### Given request
Find every line in the records below that contains the word "this", and copy each such line.

### Provided material
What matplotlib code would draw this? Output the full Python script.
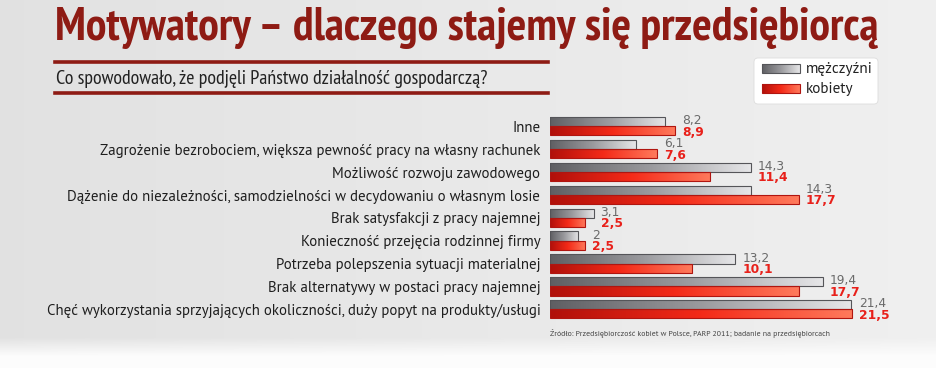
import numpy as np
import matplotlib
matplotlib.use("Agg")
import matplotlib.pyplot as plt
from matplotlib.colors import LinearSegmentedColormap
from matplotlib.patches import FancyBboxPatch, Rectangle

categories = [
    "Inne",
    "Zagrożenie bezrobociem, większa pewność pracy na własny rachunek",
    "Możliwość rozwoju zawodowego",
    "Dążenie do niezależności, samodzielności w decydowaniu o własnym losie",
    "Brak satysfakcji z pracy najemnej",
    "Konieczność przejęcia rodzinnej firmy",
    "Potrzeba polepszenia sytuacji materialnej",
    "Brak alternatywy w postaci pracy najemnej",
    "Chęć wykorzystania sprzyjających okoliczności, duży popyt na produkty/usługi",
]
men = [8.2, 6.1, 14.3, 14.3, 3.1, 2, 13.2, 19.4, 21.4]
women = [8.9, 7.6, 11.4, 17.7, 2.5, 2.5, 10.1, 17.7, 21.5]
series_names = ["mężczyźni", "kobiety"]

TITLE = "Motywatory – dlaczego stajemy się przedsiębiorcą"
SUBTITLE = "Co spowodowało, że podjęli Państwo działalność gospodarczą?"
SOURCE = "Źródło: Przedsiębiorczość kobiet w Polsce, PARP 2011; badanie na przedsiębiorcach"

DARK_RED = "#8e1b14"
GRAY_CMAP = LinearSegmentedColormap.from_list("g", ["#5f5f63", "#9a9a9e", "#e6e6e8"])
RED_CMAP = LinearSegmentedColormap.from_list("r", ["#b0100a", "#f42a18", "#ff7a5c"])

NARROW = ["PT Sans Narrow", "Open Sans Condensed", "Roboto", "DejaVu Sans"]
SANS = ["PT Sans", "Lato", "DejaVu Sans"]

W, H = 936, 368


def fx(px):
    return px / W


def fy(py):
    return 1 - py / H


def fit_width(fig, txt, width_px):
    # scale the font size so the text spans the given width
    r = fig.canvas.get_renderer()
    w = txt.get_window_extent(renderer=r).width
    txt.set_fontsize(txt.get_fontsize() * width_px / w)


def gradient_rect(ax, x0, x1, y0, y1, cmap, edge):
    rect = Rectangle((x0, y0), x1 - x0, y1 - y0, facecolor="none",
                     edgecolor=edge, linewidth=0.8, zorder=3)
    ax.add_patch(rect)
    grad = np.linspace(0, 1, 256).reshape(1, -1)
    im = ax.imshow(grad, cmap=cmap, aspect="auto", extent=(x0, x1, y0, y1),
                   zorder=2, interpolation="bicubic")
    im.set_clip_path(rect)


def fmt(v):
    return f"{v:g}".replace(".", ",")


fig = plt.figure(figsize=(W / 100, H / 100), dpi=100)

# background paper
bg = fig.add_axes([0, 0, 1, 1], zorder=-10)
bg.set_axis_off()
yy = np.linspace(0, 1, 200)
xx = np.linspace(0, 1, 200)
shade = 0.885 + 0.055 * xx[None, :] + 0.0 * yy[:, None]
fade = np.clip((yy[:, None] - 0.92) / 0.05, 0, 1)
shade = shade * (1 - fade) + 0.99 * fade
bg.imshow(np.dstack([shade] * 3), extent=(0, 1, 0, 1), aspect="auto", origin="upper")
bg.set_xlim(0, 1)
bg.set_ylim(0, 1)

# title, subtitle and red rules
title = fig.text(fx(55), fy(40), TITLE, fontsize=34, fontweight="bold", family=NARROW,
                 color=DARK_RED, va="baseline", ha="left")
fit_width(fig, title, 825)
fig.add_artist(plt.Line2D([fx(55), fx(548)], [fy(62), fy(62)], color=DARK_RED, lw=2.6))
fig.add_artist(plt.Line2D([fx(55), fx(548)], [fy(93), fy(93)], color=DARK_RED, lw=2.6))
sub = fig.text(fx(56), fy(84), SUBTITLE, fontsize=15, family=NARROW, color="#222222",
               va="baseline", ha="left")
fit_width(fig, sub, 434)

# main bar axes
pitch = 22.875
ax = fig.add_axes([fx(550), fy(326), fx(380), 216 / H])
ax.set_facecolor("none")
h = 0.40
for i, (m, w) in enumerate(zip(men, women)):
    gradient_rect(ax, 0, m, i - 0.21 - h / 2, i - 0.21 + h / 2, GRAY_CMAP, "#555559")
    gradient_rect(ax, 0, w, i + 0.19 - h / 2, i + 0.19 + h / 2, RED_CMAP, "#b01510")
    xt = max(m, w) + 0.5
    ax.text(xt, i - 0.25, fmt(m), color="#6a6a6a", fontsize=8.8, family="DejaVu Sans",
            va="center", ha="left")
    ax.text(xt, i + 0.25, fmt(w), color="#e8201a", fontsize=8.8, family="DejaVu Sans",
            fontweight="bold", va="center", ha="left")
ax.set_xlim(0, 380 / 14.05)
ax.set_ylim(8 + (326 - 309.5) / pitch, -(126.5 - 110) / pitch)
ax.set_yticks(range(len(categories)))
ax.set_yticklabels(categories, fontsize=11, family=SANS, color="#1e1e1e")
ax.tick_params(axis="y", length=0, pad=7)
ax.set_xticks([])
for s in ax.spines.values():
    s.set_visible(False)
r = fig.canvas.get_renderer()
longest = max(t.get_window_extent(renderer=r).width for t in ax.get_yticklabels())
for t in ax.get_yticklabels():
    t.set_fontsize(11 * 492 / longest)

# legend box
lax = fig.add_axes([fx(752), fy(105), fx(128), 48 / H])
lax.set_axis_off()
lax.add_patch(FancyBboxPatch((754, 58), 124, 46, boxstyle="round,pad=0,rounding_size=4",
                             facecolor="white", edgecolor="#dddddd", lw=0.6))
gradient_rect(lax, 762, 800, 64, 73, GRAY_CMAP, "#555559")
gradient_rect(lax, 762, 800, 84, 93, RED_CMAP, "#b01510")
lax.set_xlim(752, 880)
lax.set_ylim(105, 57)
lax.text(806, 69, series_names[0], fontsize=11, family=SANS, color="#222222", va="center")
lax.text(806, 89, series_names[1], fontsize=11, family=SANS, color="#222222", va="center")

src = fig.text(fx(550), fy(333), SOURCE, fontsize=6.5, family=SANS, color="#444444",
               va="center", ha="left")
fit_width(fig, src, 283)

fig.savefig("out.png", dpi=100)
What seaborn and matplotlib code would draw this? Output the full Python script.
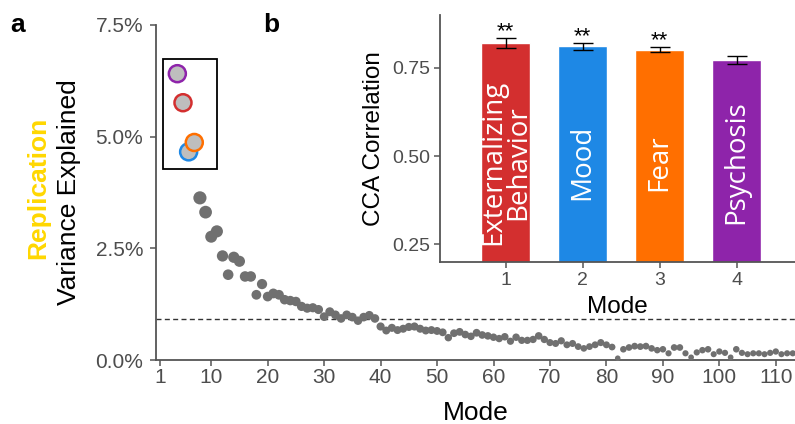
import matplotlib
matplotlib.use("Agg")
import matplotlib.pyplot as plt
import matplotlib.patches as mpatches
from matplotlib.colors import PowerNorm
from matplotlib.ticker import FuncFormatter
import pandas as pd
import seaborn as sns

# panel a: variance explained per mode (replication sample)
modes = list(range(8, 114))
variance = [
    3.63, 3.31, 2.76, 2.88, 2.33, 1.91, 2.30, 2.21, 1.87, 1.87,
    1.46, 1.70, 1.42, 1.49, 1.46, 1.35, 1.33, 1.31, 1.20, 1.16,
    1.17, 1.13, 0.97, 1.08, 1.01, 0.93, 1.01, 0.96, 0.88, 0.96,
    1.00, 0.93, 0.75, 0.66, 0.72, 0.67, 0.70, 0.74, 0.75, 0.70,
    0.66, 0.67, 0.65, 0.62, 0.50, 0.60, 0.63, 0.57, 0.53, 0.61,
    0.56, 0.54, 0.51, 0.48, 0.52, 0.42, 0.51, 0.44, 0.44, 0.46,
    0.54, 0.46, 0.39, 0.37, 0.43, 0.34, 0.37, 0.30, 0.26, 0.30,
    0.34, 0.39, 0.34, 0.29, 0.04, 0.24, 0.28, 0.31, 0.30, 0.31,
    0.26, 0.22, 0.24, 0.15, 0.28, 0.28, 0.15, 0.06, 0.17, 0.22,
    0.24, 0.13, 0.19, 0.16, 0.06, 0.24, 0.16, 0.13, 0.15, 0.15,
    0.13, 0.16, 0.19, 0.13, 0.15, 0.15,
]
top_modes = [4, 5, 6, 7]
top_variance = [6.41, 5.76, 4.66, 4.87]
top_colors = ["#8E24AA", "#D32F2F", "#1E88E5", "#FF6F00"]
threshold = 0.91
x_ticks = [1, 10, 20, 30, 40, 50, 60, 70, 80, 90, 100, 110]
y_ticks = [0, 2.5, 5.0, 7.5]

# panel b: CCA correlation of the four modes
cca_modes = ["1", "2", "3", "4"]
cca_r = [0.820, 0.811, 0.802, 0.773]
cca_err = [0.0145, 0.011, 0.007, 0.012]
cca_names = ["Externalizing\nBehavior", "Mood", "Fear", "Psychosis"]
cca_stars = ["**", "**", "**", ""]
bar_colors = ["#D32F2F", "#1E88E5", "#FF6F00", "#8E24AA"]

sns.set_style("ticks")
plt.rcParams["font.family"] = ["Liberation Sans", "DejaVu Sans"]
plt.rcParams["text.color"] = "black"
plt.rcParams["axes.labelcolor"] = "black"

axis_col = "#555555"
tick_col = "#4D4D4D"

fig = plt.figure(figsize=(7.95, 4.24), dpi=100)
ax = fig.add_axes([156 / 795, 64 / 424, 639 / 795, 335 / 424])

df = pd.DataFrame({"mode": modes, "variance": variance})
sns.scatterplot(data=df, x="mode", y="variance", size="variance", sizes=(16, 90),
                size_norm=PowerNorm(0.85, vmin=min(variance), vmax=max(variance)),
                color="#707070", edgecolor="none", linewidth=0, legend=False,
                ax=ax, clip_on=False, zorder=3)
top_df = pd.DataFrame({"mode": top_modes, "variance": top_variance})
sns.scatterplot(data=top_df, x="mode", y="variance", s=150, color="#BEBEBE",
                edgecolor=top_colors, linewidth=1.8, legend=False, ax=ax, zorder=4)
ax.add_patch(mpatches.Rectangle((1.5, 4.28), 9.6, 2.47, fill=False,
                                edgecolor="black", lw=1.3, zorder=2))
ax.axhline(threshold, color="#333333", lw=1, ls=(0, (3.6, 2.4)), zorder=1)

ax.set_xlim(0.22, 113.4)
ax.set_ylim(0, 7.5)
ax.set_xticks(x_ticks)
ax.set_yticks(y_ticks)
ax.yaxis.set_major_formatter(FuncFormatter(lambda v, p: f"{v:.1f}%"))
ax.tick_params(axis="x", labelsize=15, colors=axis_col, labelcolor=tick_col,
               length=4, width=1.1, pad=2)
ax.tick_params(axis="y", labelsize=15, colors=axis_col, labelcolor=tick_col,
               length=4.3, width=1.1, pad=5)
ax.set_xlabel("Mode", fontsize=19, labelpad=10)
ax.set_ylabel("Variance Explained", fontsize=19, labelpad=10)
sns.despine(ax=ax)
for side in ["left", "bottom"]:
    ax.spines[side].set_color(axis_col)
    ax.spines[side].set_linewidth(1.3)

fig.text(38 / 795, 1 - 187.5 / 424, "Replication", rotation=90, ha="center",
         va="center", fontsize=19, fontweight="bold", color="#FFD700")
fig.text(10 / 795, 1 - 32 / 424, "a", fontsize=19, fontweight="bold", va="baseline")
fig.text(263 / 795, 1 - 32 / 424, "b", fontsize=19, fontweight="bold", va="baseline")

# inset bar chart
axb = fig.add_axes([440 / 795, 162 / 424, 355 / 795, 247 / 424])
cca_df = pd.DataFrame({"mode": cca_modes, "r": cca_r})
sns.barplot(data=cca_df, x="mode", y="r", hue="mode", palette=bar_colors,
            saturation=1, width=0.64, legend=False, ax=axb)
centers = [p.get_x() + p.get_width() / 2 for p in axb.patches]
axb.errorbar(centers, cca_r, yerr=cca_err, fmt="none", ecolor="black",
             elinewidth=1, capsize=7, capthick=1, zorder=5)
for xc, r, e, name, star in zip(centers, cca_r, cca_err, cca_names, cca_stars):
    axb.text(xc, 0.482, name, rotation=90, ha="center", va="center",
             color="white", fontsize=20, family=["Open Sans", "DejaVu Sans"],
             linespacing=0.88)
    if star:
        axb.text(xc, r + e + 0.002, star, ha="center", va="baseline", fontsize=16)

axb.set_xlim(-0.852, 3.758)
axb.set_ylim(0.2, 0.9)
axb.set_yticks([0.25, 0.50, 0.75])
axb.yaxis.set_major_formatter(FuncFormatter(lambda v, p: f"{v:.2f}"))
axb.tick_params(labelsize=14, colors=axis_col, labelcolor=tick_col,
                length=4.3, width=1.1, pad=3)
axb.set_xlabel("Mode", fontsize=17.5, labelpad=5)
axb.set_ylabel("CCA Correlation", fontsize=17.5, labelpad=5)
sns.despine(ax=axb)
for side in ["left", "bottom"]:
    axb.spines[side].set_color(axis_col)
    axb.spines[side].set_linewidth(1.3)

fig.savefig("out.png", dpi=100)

### Worked solution
What matplotlib code would draw this? Output the full Python script.
What seaborn and matplotlib code would draw this? Output the full Python script.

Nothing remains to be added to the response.